• Data provided:
——————————

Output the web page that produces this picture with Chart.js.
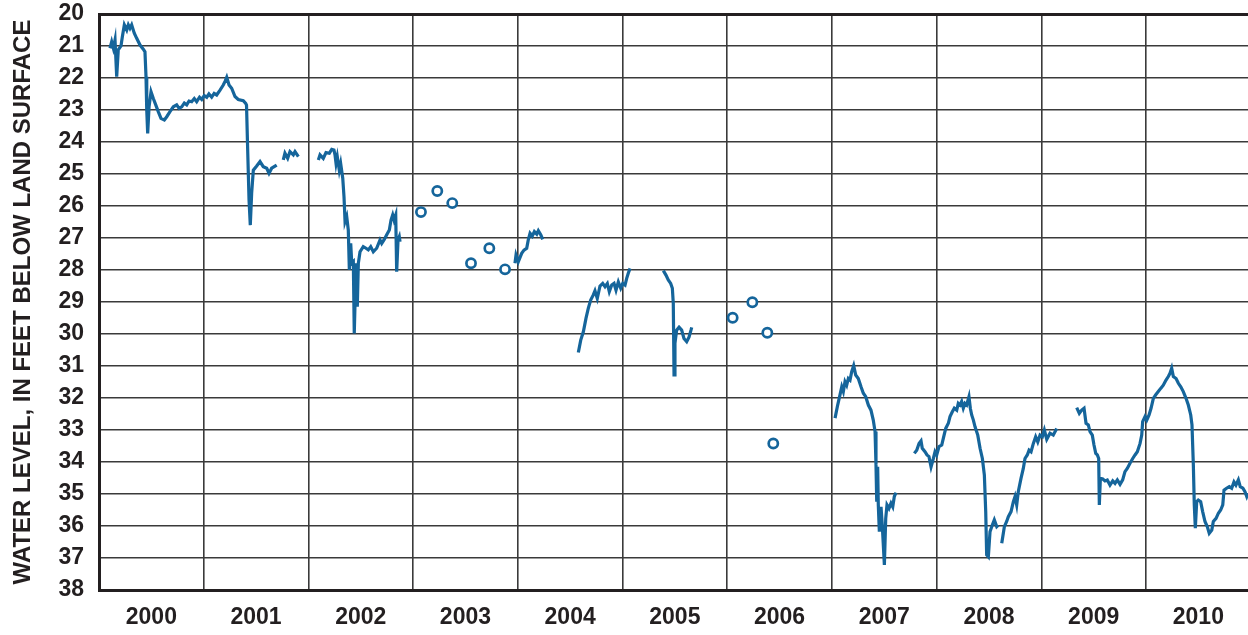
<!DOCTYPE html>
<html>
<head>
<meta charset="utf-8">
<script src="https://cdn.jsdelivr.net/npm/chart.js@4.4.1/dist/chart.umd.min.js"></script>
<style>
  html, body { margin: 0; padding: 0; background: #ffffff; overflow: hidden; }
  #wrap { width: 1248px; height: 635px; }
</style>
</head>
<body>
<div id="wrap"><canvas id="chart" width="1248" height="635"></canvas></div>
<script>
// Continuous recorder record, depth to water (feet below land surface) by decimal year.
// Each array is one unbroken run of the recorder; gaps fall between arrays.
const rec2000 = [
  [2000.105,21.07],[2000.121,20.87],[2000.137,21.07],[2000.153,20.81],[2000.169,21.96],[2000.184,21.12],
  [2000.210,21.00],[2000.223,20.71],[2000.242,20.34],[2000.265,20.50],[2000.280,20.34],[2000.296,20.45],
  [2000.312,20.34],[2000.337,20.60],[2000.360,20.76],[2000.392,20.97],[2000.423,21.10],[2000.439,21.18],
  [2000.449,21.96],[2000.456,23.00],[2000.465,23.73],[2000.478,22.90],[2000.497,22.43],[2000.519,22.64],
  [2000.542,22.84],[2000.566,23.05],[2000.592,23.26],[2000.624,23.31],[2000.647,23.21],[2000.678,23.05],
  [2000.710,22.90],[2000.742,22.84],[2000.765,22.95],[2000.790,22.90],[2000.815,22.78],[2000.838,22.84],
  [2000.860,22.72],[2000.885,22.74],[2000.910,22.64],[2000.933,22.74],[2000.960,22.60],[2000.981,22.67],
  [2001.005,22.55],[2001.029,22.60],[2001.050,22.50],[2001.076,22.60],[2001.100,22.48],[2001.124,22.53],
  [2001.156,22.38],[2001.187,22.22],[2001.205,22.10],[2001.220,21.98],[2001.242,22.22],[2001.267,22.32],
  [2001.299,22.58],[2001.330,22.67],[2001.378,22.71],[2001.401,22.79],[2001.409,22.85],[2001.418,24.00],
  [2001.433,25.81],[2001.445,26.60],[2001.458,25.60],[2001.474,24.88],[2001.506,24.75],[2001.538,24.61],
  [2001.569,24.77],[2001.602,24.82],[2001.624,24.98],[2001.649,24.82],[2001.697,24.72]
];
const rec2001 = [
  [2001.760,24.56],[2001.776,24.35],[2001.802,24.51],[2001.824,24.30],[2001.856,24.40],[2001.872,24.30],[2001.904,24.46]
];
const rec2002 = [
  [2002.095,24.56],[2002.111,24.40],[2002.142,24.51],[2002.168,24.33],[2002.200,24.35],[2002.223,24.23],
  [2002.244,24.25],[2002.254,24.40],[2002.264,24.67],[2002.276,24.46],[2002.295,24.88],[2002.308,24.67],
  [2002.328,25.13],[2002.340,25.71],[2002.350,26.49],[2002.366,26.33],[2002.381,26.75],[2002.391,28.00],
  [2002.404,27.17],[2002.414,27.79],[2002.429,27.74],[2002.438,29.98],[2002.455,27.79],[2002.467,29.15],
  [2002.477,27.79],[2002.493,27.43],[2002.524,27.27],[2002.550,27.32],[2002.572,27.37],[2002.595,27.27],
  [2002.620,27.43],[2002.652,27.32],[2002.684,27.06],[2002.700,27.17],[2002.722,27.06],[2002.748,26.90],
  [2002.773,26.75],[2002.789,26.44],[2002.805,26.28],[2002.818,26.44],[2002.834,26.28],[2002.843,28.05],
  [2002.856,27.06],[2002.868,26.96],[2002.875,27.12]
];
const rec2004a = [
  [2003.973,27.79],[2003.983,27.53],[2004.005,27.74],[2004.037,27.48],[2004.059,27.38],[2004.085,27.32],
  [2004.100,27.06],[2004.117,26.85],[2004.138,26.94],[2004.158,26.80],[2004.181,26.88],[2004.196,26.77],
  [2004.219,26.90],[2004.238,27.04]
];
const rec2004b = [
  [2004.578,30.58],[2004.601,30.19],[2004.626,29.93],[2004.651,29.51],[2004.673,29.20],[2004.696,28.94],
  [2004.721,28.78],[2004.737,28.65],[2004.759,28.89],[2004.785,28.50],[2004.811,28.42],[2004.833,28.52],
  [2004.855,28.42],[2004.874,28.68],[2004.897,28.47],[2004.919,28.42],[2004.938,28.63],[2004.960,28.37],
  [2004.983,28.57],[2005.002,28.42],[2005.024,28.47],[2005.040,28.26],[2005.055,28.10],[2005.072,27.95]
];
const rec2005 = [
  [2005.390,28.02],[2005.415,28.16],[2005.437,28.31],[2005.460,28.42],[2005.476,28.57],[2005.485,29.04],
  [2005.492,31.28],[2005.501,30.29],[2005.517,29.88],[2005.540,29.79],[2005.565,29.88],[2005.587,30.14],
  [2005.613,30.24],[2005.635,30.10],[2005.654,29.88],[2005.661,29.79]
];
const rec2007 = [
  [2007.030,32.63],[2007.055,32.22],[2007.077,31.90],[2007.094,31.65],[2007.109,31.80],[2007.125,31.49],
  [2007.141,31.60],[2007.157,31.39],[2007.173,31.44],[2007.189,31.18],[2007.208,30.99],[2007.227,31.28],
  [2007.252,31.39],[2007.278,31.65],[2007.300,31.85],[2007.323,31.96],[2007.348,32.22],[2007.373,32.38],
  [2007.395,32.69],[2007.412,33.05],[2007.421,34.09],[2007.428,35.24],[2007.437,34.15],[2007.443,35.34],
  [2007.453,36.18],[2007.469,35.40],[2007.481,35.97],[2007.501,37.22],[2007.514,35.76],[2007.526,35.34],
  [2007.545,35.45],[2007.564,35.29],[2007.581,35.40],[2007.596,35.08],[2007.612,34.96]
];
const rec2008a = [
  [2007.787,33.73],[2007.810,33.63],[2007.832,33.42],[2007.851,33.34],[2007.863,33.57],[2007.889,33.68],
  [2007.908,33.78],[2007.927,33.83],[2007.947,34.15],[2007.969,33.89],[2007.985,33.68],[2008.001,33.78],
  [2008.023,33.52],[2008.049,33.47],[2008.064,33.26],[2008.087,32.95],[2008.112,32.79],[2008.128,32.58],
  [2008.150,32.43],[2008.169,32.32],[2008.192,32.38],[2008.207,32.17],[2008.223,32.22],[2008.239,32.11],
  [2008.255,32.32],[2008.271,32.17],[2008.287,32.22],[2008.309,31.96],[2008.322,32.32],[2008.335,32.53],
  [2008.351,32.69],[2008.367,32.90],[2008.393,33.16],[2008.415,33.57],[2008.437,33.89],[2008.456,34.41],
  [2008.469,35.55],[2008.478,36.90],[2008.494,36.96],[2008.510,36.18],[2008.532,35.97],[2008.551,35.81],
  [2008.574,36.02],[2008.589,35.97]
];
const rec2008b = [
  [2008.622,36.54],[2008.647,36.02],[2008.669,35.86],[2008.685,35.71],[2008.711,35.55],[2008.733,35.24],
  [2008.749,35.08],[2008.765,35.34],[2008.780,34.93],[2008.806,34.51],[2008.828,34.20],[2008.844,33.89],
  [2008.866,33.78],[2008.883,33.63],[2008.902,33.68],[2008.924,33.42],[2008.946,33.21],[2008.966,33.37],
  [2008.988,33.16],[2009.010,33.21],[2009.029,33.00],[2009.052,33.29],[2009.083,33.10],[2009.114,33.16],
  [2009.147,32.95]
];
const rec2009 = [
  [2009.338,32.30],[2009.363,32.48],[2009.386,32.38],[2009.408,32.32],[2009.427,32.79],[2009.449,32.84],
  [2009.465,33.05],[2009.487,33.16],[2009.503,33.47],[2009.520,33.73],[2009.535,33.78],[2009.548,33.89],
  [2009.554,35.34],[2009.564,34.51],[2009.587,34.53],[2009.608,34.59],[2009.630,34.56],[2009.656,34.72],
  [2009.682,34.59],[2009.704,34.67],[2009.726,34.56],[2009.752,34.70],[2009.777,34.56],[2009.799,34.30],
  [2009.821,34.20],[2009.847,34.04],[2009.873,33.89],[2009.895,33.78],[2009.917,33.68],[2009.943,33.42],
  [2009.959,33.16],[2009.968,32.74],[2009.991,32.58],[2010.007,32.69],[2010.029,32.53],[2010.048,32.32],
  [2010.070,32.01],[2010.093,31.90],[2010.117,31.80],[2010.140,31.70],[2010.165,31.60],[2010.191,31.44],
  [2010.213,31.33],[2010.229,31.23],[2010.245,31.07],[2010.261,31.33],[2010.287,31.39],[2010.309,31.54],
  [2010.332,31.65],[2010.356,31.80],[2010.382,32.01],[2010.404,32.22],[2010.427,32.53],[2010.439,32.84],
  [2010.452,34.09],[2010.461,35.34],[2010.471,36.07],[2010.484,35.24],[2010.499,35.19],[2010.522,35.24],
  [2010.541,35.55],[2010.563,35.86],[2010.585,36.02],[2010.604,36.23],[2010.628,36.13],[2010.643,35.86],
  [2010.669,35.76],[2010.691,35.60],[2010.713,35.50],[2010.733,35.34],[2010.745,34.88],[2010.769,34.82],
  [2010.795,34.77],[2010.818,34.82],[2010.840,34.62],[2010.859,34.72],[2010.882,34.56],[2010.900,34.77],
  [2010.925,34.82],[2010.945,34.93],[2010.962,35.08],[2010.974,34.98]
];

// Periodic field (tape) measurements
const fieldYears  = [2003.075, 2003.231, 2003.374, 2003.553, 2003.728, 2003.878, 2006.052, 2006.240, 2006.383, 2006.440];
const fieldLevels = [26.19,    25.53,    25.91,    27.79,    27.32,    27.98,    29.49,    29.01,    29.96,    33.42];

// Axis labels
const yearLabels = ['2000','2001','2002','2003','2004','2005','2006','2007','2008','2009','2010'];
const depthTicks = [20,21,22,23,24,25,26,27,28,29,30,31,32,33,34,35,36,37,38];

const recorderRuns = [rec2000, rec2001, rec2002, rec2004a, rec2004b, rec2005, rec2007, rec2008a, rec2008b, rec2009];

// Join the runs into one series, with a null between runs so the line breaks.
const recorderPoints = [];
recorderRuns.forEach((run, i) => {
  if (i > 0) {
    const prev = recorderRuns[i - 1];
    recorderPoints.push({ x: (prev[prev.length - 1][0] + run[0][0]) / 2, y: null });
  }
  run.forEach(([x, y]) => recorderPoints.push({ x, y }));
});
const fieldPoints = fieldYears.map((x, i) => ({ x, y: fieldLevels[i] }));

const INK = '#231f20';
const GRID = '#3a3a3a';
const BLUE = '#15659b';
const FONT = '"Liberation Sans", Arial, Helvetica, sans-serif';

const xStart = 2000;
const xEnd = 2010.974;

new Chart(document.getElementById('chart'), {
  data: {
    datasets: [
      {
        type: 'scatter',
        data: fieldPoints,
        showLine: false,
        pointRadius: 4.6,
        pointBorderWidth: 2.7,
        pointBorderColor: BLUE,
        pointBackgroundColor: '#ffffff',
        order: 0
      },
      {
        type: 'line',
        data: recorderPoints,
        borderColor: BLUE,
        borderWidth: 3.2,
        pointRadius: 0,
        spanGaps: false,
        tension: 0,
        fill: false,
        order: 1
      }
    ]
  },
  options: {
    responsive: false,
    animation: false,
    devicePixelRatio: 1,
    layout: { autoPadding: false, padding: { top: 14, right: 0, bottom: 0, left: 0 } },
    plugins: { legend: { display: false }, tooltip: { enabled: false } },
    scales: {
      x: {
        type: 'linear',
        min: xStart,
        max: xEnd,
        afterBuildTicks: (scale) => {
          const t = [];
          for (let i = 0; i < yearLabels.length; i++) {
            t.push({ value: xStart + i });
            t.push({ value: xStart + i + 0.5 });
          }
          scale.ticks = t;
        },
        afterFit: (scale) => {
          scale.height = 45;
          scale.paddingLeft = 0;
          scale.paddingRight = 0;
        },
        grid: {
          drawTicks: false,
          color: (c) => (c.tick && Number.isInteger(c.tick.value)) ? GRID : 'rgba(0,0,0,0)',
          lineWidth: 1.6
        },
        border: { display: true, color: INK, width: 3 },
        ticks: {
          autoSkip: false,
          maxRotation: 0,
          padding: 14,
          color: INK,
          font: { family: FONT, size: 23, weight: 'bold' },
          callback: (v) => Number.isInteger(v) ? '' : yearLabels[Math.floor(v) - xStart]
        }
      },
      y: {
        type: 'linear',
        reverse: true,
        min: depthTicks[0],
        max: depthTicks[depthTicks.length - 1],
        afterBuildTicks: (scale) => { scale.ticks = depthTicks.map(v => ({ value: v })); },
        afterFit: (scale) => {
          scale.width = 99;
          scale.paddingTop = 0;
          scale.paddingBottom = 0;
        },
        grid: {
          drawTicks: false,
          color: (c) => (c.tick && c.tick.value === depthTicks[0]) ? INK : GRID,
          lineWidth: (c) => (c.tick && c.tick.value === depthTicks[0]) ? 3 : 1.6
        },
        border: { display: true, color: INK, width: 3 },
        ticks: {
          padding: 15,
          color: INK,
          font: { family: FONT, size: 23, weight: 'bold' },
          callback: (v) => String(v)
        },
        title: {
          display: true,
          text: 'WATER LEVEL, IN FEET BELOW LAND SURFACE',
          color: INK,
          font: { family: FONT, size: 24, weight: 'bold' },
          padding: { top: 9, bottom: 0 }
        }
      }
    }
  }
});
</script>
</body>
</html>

——————————

• What you have to do:
Extract all lines that hold the word "with".

• Solution to the exercise:
Output the web page that produces this picture with Chart.js.
// Join the runs into one series, with a null between runs so the line breaks.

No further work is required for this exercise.